I pulled the cheese out of the refrigerator, banged the door with my elbow, and watched a jar full of pickles plummet. It seemed to draw away from me with the grace of those space ships in “2001: A Space Odyssey.” I willed gravity to cease, but the pickles smashed to the tiles anyway, with the predictable results.
For some unmarked length of time I stared at the floor. That probably lasted just a few seconds, but I wouldn’t sign an affidavit stating that to be the case. Then I looked over at Alex, who looked back at me with no expression. We stared at one another, and since I felt the need to say something I said, “Oops.”
I followed that incisive observation with, “I guess everybody makes mistakes. Sorry I was so hard on you.”
Alex raised his eyebrows. He refrained from saying any of the things that I so obviously deserved to hear. Instead, he fetched my broom and mop, which were unaccustomed to being used two days in a row and must have felt giddy at all the attention.
I spent the rest of the afternoon rather subdued, sitting in the den pretending to write while Alex watched something called “Almost Naked Animals.” His parents arrived on time, and all four of us scrambled around the house for 20 minutes making sure he was taking home everything he’d brought with him. All the time I writhed inside, waiting for him to tell his folks what a dope I’d been, and what I failure I was at something they must take for granted.
Alex and his parents stood at the door with a stuffed backpack and a full arsenal of modern electronic implements. His mom directed him to tell me thanks and goodbye. I waited with what I thought was admirable stoicism.
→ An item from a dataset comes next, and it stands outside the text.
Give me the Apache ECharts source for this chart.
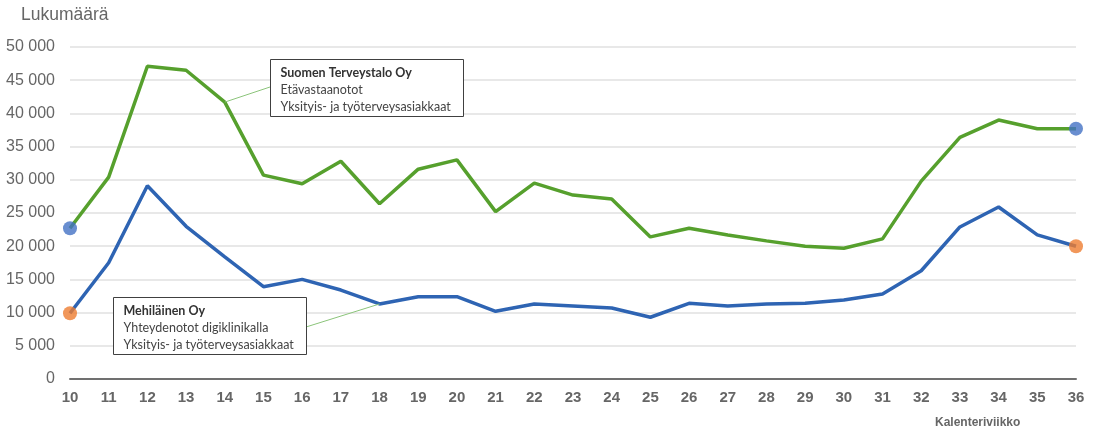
<!DOCTYPE html>
<html lang="fi">
<head>
    <meta charset="UTF-8">
    <title>Etävastaanotot</title>
    <script src="https://cdn.jsdelivr.net/npm/echarts@6/dist/echarts.min.js"></script>
</head>
<body style="margin:0">
    <div id="main" style="width:1098px; height:431px"></div>
    <script type="text/javascript">
        // kalenteriviikot
        var weeks = ['10','11','12','13','14','15','16','17','18','19','20','21','22','23','24','25','26','27','28','29','30','31','32','33','34','35','36'];
        // Suomen Terveystalo Oy
        var terveystalo = [22700, 30400, 47100, 46500, 41700, 30700, 29400, 32800, 26400, 31600, 33000, 25200, 29500, 27700, 27100, 21400, 22700, 21700, 20800, 20000, 19700, 21100, 29800, 36400, 39000, 37700, 37700];
        // Mehiläinen Oy
        var mehilainen = [9900, 17500, 29100, 23000, 18400, 13900, 15000, 13400, 11300, 12400, 12400, 10200, 11300, 11000, 10700, 9300, 11400, 11000, 11300, 11400, 11900, 12800, 16300, 22900, 25900, 21700, 20000];

        var boxTerveystalo = ['Suomen Terveystalo Oy', 'Etävastaanotot', 'Yksityis- ja työterveysasiakkaat'];
        var boxMehilainen = ['Mehiläinen Oy', 'Yhteydenotot digiklinikalla', 'Yksityis- ja työterveysasiakkaat'];

        var last = weeks.length - 1;
        var chart = echarts.init(document.getElementById('main'));

        function fmt(v) {
            if (v >= 1000) return Math.floor(v / 1000) + ' 000';
            return String(v);
        }

        function box(lines, x, y) {
            return {
                type: 'group', left: x, top: y,
                children: [
                    { type: 'rect', z: 20, shape: { x: 0, y: 0, width: 193, height: 57 },
                      style: { fill: '#fff', stroke: '#404040', lineWidth: 1 } },
                    { type: 'text', z: 21, x: 10, y: 7, style: { text: lines[0], font: 'bold 12.5px Lato', fill: '#333' } },
                    { type: 'text', z: 21, x: 10, y: 24, style: { text: lines[1], font: '12.5px Lato', fill: '#444' } },
                    { type: 'text', z: 21, x: 10, y: 41, style: { text: lines[2], font: '12.5px Lato', fill: '#444' } }
                ]
            };
        }

        var option = {
            animation: false,
            grid: { left: 70, right: 22, top: 47, bottom: 52 },
            xAxis: {
                type: 'category',
                data: weeks,
                boundaryGap: false,
                axisLine: { lineStyle: { color: '#707070', width: 2 } },
                axisTick: { show: false },
                axisLabel: { color: '#666', fontSize: 15, fontWeight: 'bold', fontFamily: 'Liberation Sans', margin: 11 }
            },
            yAxis: {
                type: 'value',
                min: 0, max: 50000, interval: 5000,
                axisLabel: { color: '#666', fontSize: 16, fontFamily: 'Liberation Sans', formatter: fmt, margin: 15 },
                splitLine: { lineStyle: { color: '#e0e0e0', width: 1.5 } }
            },
            series: [
                {
                    name: 'Suomen Terveystalo Oy', type: 'line', data: terveystalo,
                    showSymbol: false, lineStyle: { color: '#56A02D', width: 3.5 }, z: 3
                },
                {
                    name: 'Mehiläinen Oy', type: 'line', data: mehilainen,
                    showSymbol: false, lineStyle: { color: '#2E64B3', width: 3.5 }, z: 3
                },
                {
                    type: 'scatter', symbolSize: 14, z: 5,
                    itemStyle: { color: '#4472C4' },
                    data: [[0, terveystalo[0]], [last, terveystalo[last]]]
                },
                {
                    type: 'scatter', symbolSize: 14, z: 5,
                    itemStyle: { color: '#ED7D31' },
                    data: [[0, mehilainen[0]], [last, mehilainen[last]]]
                }
            ],
            graphic: [
                { type: 'text', left: 21, top: 6, style: { text: 'Lukumäärä', font: '17.5px Liberation Sans', fill: '#666' } },
                { type: 'text', left: 935, top: 417, style: { text: 'Kalenteriviikko', font: 'bold 12px Liberation Sans', fill: '#666' } },
                box(boxTerveystalo, 270, 59),
                box(boxMehilainen, 113, 297)
            ]
        };
        chart.setOption(option);

        // viittausviivat laatikoista käyriin
        var p1 = chart.convertToPixel({ seriesIndex: 0 }, [4, terveystalo[4]]);
        var p2 = chart.convertToPixel({ seriesIndex: 1 }, [8, mehilainen[8]]);
        chart.setOption({
            graphic: option.graphic.concat([
                { type: 'line', z: 4, shape: { x1: p1[0], y1: p1[1], x2: 270, y2: 87 }, style: { stroke: '#8BC47A', lineWidth: 1 } },
                { type: 'line', z: 4, shape: { x1: p2[0], y1: p2[1], x2: 306, y2: 327 }, style: { stroke: '#8BC47A', lineWidth: 1 } }
            ])
        });
    </script>
</body>
</html>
“Thanks. Bye.” Then he thundered out the door and down the steps like a Pekinese that’s been kept indoors all day. His folks echoed their thanks and extended a dinner invitation unlikely to ever be fulfilled. They mounted their Corolla and drove away. I swung my front door closed and realized I was doomed.
The little weasel can hold this over me for the rest of my life. At the decisive moment, when it will do me the most damage, he can whip out this evidence of my idiocy and stab me in the heart with it. Every kid in the world must be able to do this to any adult with whom they’ve spent a couple of days. And when these kids take over, we’ll have no defense.
I hope I don’t see that day. But just in case, maybe I should become a grilled cheese sandwich virtuoso.